本書の後段では「これからの獣医師の課題」についても触れられている。加計学園の獣医学部が新設されたことで、日本中の獣医師養成学部の総定員は一気に2割増になったそうだ。加計学園の獣医学部の定員は140名。これまで既存の獣医学部で一番多かったのは日本大学などの120名だった。
ネットで調べてみると、国立の名門、北海道大学や帯広畜産大学などはたった40名にすぎない。ゼロからその3~4倍の獣医を養成しようというのだから、大胆というか、業界に与えた衝撃がわかる。
本書は仕事のガイド本なので、そのあたりはごくさらりとしか書いていない。それでも、「農林水産省では、産業動物、家畜の需要自体と、ペットもある程度飽和状態なので獣医師を増やす環境ではないといっていて、関係者間の物議をかもしている」と、無視することはしていない。

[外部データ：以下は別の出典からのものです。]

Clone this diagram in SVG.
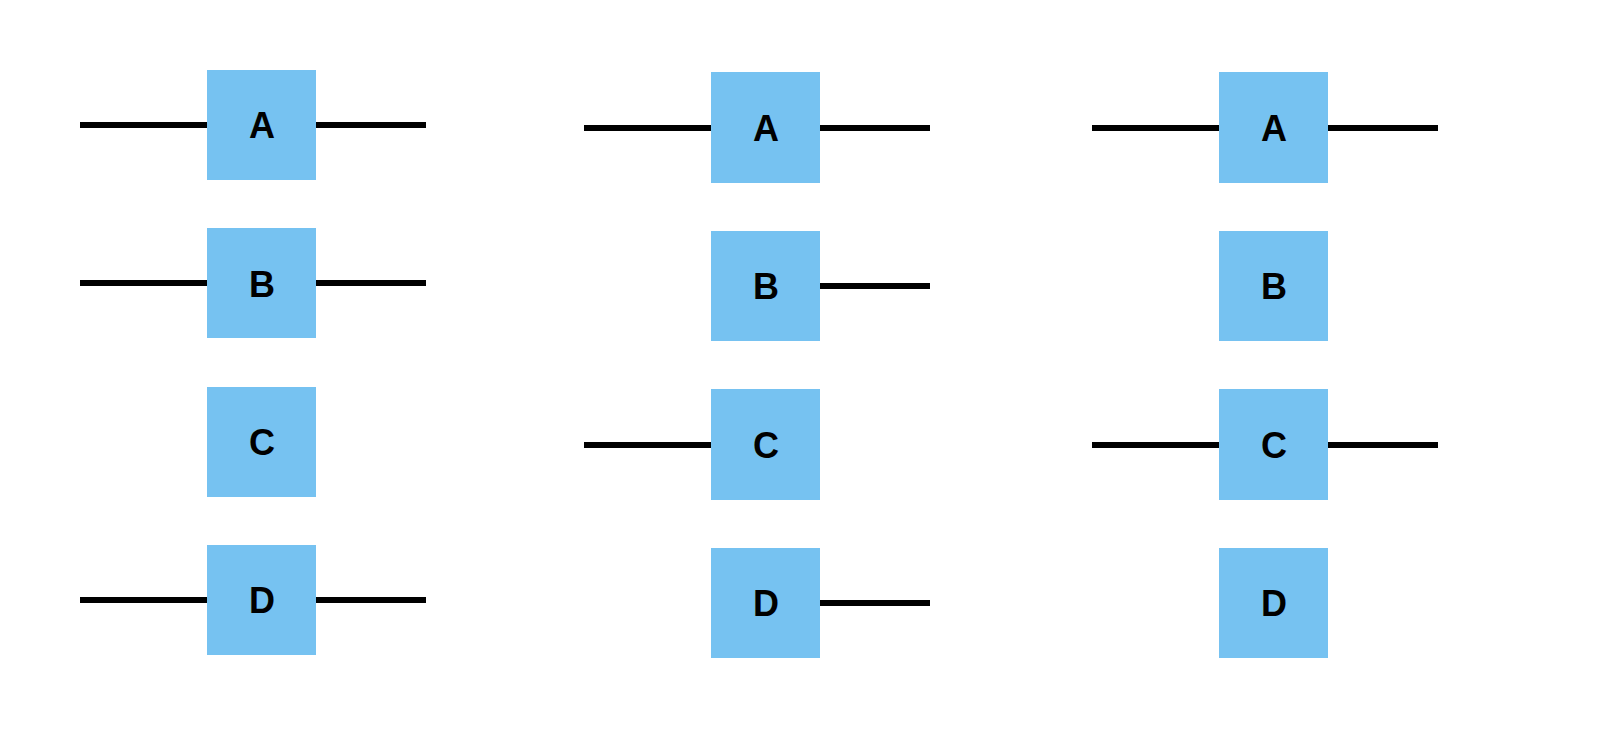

近年、獣医学部は偏差値が上がっている。そうした中で、予備校などの偏差値調査によると、「加計」は全獣医学部の最低クラス。つまり、加計学園問題のもう一つの側面は、政府が、国家試験が必要な特定業種の定員を一気に2割も増やしたということであり、それも最低ランクの学生で増量したということになる。他業界で考えても、急に医師や薬剤師が2割も増えることになったら大騒動だろう。業界の今後や卒業生の就職については、政府責任があるといえる。
「獣医」になるには6年後に国家試験をパスしなければならない。「加計」の最初の結果が出るのは、そのときかもしれない。